MANUELA MARZIANI
Cronaca

Allarme peste suina, sempre più allevamenti a rischio: “Virus diffuso dall’uomo”

“Non è stato fatto abbastanza”, secondo i tecnici dell’Unione europea. Ma il neocommissario: “Costruiamo barriere, militari per i controlli”. I Nas di Cremona indagano sull’ipotesi di prescrizioni anti contagio ignorate

E' allarme per la peste suina in alcuni allevamenti lombardi (foto d’archivio)

E' allarme per la peste suina in alcuni allevamenti lombardi (foto d’archivio)

Due anni di lotte, abbattimenti, l’ampliamento della stagione della caccia, la costruzione di barriere e maggiori fondi messi a disposizione, eppure cinque regioni italiane sono ancora alle prese con la peste suina africana e in Lombardia è allarme. In provincia di Pavia in particolare dove sono sei i focolai (Mortara, Gambolò, Torrevecchia Pia, Santa Cristina e Bissone, Marzano e Tromello) e due in provincia di Milano. E per gli esperti dell’Eu Veterinary Emergency Team della Commissione europea “la strategia di controllo” nel Nord Italia “dev’essere migliorata”.

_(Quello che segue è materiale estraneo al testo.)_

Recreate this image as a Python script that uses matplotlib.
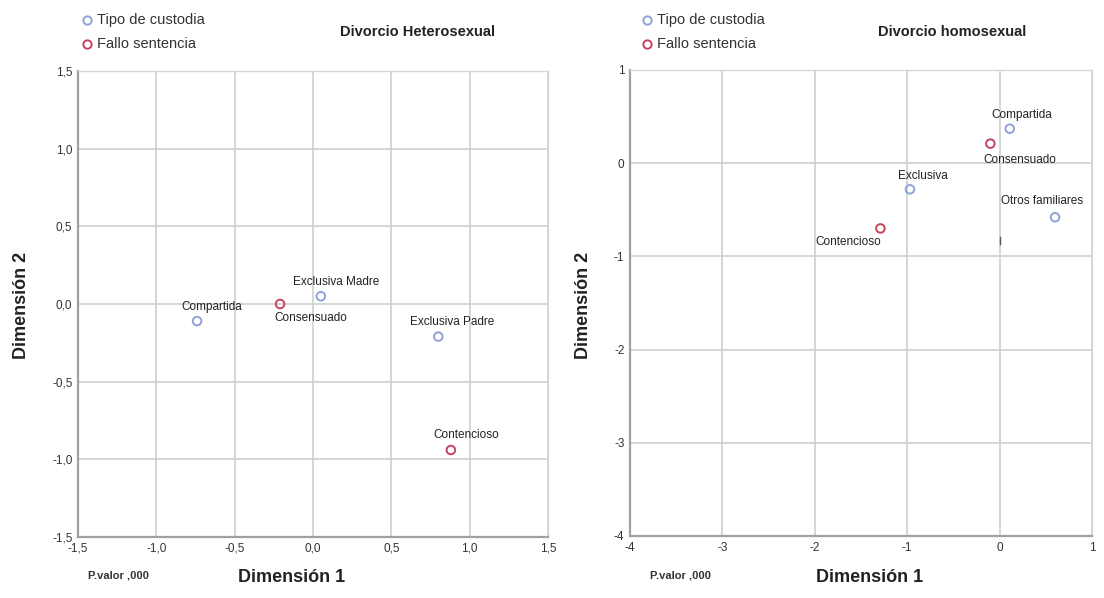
import matplotlib.pyplot as plt
from matplotlib.ticker import FuncFormatter

plt.rcParams['font.family'] = ['Liberation Sans', 'DejaVu Sans']

# Divorcio Heterosexual
het_custodia_names = ['Compartida', 'Exclusiva Madre', 'Exclusiva Padre']
het_custodia_x = [-0.74, 0.05, 0.80]
het_custodia_y = [-0.11, 0.05, -0.21]
het_fallo_names = ['Consensuado', 'Contencioso']
het_fallo_x = [-0.21, 0.88]
het_fallo_y = [0.0, -0.94]

# Divorcio homosexual
hom_custodia_names = ['Compartida', 'Exclusiva', 'Otros familiares']
hom_custodia_x = [0.11, -0.97, 0.60]
hom_custodia_y = [0.37, -0.28, -0.58]
hom_fallo_names = ['Consensuado', 'Contencioso']
hom_fallo_x = [-0.10, -1.29]
hom_fallo_y = [0.21, -0.70]

het_ticks = [-1.5, -1.0, -0.5, 0.0, 0.5, 1.0, 1.5]
hom_xticks = [-4, -3, -2, -1, 0, 1]
hom_yticks = [-4, -3, -2, -1, 0, 1]

blue = '#8fa3d6'
red = '#c4455f'
grid_col = '#cfcfcf'

fig = plt.figure(figsize=(11.04, 5.98), dpi=100)
ax1 = fig.add_axes([78/1104, 61/598, 470/1104, 466/598])
ax2 = fig.add_axes([630/1104, 62/598, 462/1104, 466/598])


def style_axes(ax, xticks, yticks, fmt):
    ax.set_xlim(xticks[0], xticks[-1])
    ax.set_ylim(yticks[0], yticks[-1])
    ax.set_xticks(xticks)
    ax.set_yticks(yticks)
    ax.xaxis.set_major_formatter(FuncFormatter(fmt))
    ax.yaxis.set_major_formatter(FuncFormatter(fmt))
    ax.grid(True, color=grid_col, linewidth=1.2)
    ax.set_axisbelow(True)
    for s in ax.spines.values():
        s.set_color('#d8d8d8')
        s.set_linewidth(1.0)
    ax.spines['left'].set_color('#a0a0a0')
    ax.spines['left'].set_linewidth(1.6)
    ax.spines['bottom'].set_color('#a0a0a0')
    ax.spines['bottom'].set_linewidth(1.6)
    ax.tick_params(length=0, labelsize=8.5, colors='#333333', pad=4)


def fmt_het(v, pos):
    return ('%.1f' % v).replace('.', ',')


def fmt_hom(v, pos):
    return '%d' % v


style_axes(ax1, het_ticks, het_ticks, fmt_het)
style_axes(ax2, hom_xticks, hom_yticks, fmt_hom)

mk = dict(marker='o', s=38, facecolors='none', linewidths=1.4, zorder=3)
for ax, cx, cy, fx, fy in [(ax1, het_custodia_x, het_custodia_y, het_fallo_x, het_fallo_y),
                           (ax2, hom_custodia_x, hom_custodia_y, hom_fallo_x, hom_fallo_y)]:
    ax.scatter(cx, cy, edgecolors=blue, **mk)
    ax.scatter(fx, fy, edgecolors=red, **mk)

lab = dict(fontsize=8.5, color='#222222', ha='center')
# label offsets in points relative to the point
het_offsets = {'Compartida': (10.5, 10), 'Exclusiva Madre': (11, 10), 'Exclusiva Padre': (10, 10.5),
               'Consensuado': (22, -10), 'Contencioso': (11, 11)}
for names, xs, ys in [(het_custodia_names, het_custodia_x, het_custodia_y),
                      (het_fallo_names, het_fallo_x, het_fallo_y)]:
    for n, x, y in zip(names, xs, ys):
        dx, dy = het_offsets[n]
        ax1.annotate(n, (x, y), xytext=(dx, dy), textcoords='offset points',
                     va='center', **lab)

hom_offsets = {'Compartida': (8.6, 10), 'Exclusiva': (9.6, 9.5), 'Otros familiares': (-9, 12),
               'Consensuado': (21, -11.5), 'Contencioso': (-23, -10)}
for names, xs, ys in [(hom_custodia_names, hom_custodia_x, hom_custodia_y),
                      (hom_fallo_names, hom_fallo_x, hom_fallo_y)]:
    for n, x, y in zip(names, xs, ys):
        dx, dy = hom_offsets[n]
        ax2.annotate(n, (x, y), xytext=(dx, dy), textcoords='offset points',
                     va='center', **lab)

# small tick artifact near origin on right chart
ax2.plot([0, 0], [-0.79, -0.87], color='#555555', linewidth=1, zorder=2)

# legends, titles and axis labels
for x0, title, tx in [(87, 'Divorcio Heterosexual', 418), (647, 'Divorcio homosexual', 952)]:
    fig.text(tx/1104, 1 - 32/598, title, fontsize=10.5, fontweight='bold',
             color='#222222', ha='center', va='center')
    fig.scatter = None
    for yy, col, txt in [(20, blue, 'Tipo de custodia'), (44, red, 'Fallo sentencia')]:
        fig.add_artist(plt.Line2D([x0/1104], [1 - yy/598], marker='o', markersize=6,
                                  markerfacecolor='none', markeredgecolor=col,
                                  markeredgewidth=1.4, linestyle='none'))
        fig.text((x0 + 10)/1104, 1 - yy/598, txt, fontsize=10.5,
                 color='#333333', ha='left', va='center')

for px, cx, ylx in [(88, 292, 22), (650, 870, 584)]:
    fig.text(px/1104, 1 - 576/598, 'P.valor ,000', fontsize=8, fontweight='bold',
             color='#333333', ha='left', va='center')
    fig.text(cx/1104, 1 - 578/598, 'Dimensión 1', fontsize=13, fontweight='bold',
             color='#222222', ha='center', va='center')
    fig.text(ylx/1104, 1 - 305/598, 'Dimensión 2', fontsize=13, fontweight='bold',
             color='#222222', ha='center', va='center', rotation=90)

fig.savefig('out.png', dpi=100)
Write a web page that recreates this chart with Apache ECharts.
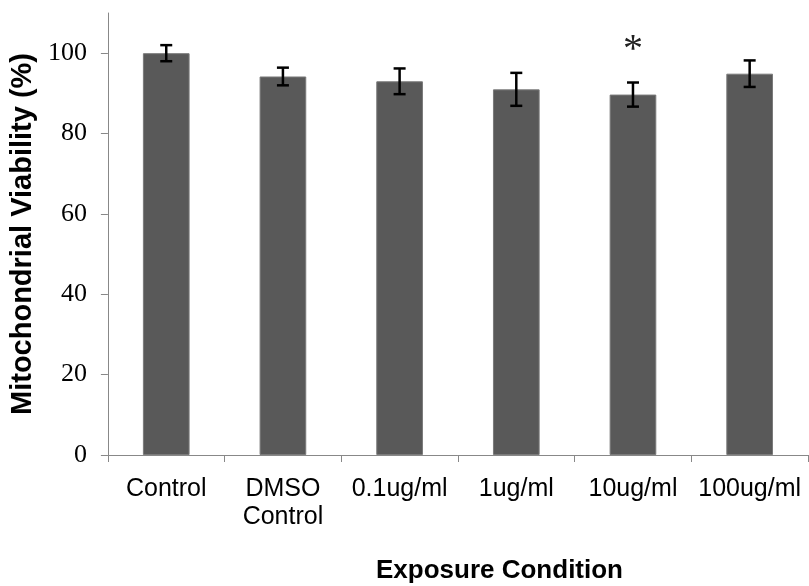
<!DOCTYPE html>
<html>
<head>
<meta charset="utf-8">
<script src="https://cdn.jsdelivr.net/npm/echarts@6/dist/echarts.min.js"></script>
<style>
  html, body { margin: 0; padding: 0; background: #fff; }
  #chart { width: 809px; height: 586px; }
</style>
</head>
<body>
<div id="chart"></div>
<script>
// values
const categories = ['Control', 'DMSO\nControl', '0.1ug/ml', '1ug/ml', '10ug/ml', '100ug/ml']
const viability = [100, 94.2, 93.0, 91.0, 89.7, 94.9]
const stdErr = [2.0, 2.2, 3.2, 4.1, 3.0, 3.3]
const significance = ['', '', '', '', '*', '']
const yTicks = [0, 20, 40, 60, 80, 100]

const chart = echarts.init(document.getElementById('chart'))

const errData = viability.map((v, i) => [i, v - stdErr[i], v + stdErr[i]])
const sigData = significance.map((s, i) => [i, viability[i] + stdErr[i], s])

chart.setOption({
  animation: false,
  title: {
    text: 'Exposure Condition',
    left: 376, top: 558, padding: 0,
    textStyle: { fontFamily: 'Liberation Sans', fontWeight: 'bold', fontSize: 26, color: '#000' },
  },
  grid: { left: 107, right: 1, top: 13, bottom: 131 },
  xAxis: {
    type: 'category',
    data: categories,
    axisLine: { lineStyle: { color: '#888', width: 1 } },
    axisTick: { show: true, length: 7, lineStyle: { color: '#888' } },
    axisLabel: {
      margin: 20, interval: 0, color: '#000',
      fontFamily: 'Liberation Sans', fontSize: 25, lineHeight: 28,
    },
  },
  yAxis: {
    type: 'value',
    min: 0, max: 110,
    name: 'Mitochondrial Viability (%)',
    nameLocation: 'middle', nameGap: 70, nameRotate: 90,
    nameTextStyle: { fontFamily: 'Liberation Sans', fontWeight: 'bold', fontSize: 29, color: '#000' },
    axisLine: { show: true, lineStyle: { color: '#888', width: 1 } },
    axisTick: { show: true, length: 7, customValues: yTicks, lineStyle: { color: '#888' } },
    axisLabel: {
      customValues: yTicks, margin: 21, color: '#000',
      fontFamily: 'Liberation Serif', fontSize: 26,
    },
    splitLine: { show: false },
  },
  series: [
    {
      type: 'bar',
      data: viability,
      barWidth: '40%',
      itemStyle: { color: '#595959', borderColor: '#7a7a7a', borderWidth: 1 },
    },
    {
      type: 'custom',
      data: errData,
      z: 5,
      renderItem: (params, api) => {
        const lo = api.coord([api.value(0), api.value(1)])
        const hi = api.coord([api.value(0), api.value(2)])
        const x = lo[0], cap = 6
        const st = { stroke: '#000', lineWidth: 2.5 }
        return {
          type: 'group',
          children: [
            { type: 'line', shape: { x1: x, y1: lo[1], x2: x, y2: hi[1] }, style: st },
            { type: 'line', shape: { x1: x - cap, y1: lo[1], x2: x + cap, y2: lo[1] }, style: st },
            { type: 'line', shape: { x1: x - cap, y1: hi[1], x2: x + cap, y2: hi[1] }, style: st },
          ],
        }
      },
    },
    {
      type: 'custom',
      data: sigData,
      z: 6,
      renderItem: (params, api) => {
        const p = api.coord([api.value(0), api.value(1)])
        return {
          type: 'text',
          x: p[0], y: p[1] - 32,
          style: {
            text: significance[params.dataIndex],
            fontFamily: 'Liberation Serif', fontSize: 40, fill: '#222',
            align: 'center', verticalAlign: 'middle',
          },
        }
      },
    },
  ],
})
</script>
</body>
</html>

“Per l’emergenza in Italia - ha indirettamente risposto Giovanni Filippini, commissario straordinario per la Psa, designato dal ministero dell’Agricoltura - è stata elaborata, anche alla luce delle raccomandazioni formulate in esito alla missione degli esperti della Commissione europea, una rimodulazione della strategia già condivisa con i ministeri competenti e pronta ad essere trasmessa a Bruxelles. In particolare, nelle zone di restrizione per Psa verranno potenziati gli aspetti relativi al controllo della popolazione di cinghiali e nella zona a confine con le aree infette verrà concentrata un’imponente azione di depopolamento in relazione ai cinghiali selvatici, finalizzata all`eradicazione della malattia e a preservare dall’infezione i territori indenni. In quest’area convergeranno anche le attività di controllo da parte delle forze armate”.

In Lombardia vengono allevati 4,4 milioni di capi, il 47% del totale nazionale: nelle ultime due settimane negli otto focolai sono stati coinvolti 19.179 suini. Dal 2021 in Lombardia sono stati soppressi 46mila cinghiali con una tendenza in crescita. In Emilia-Romagna è stato registrato finora un solo caso di infezione in un allevamento domestico, a Ponte Dell’Olio, in provincia di Piacenza, dove nei giorni scorsi sono stati abbattuti circa 750 capi. I prodotti a base di carne suina certificati Dop e Igp generano un fatturato stimato di circa 3,4 miliardi di euro.

“Sono proseguite - ha aggiunto Filippini - le azioni di confinamento delle popolazioni di cinghiali attraverso le operazioni di barrieramento di autostrade e altre arterie stradali, chiusura dei varchi e dei passaggi, al fine di limitare gli spostamenti dalle zone interessate dalla malattia alle zone indenni. Continuano, inoltre, le attività di sorveglianza. Verranno ulteriormente potenziate le risorse per la messa in sicurezza del settore suinicolo attraverso l’implementazione delle misure di biosicurezza. È attualmente in corso la gestione dei recenti focolai che si sono verificati negli allevamenti del Nord Italia. La collaborazione tra ministeri per il sostegno della filiera produttiva continuerà a essere prioritaria, senza trascurare l’importante coinvolgimento delle associazioni di categoria e di tutti i portatori di interesse, comprese le associazioni venatorie”.

“I nuovi focolai richiedono investimenti rapidi per migliorare la biosicurezza negli allevamenti - ha spiegato il presidente di Coldiretti Ettore Prandini -. Non possiamo più assistere impotenti all’abbattimento indiscriminato di migliaia di animali sani a causa della diffusione del virus in una popolazione selvatica fuori controllo. La vera innovazione è prevenire, pensando a lungo termine e investendo nella ricerca, per evitare di dover sempre inseguire l’emergenza”.

In tutta la regione si stanno costruendo delle barriere di contenimento. Lo scorso luglio ne è stata costruita una di 1,5 chilometri a Bernate Ticino (Milano), lungo l’A4. Opere simili sono in corso di costruzione anche nelle zone di restrizione, lungo la A1 e la A51, tra Lodigiano e Cremonese. Ma la supposizione ora è che la diffusione del virus non sia dovuta solo ai cinghiali. Su questo stanno indagando i Nas di Cremona su incarico della Procura. L’ipotesi è che la mancanza di attenzione e di rispetto delle norme di contenimento da parte degli esseri umani possa aver portato a una diffusione del contagio. E La Regione sta valutando di imputare i danni sanitari ed economici agli eventuali responsabili.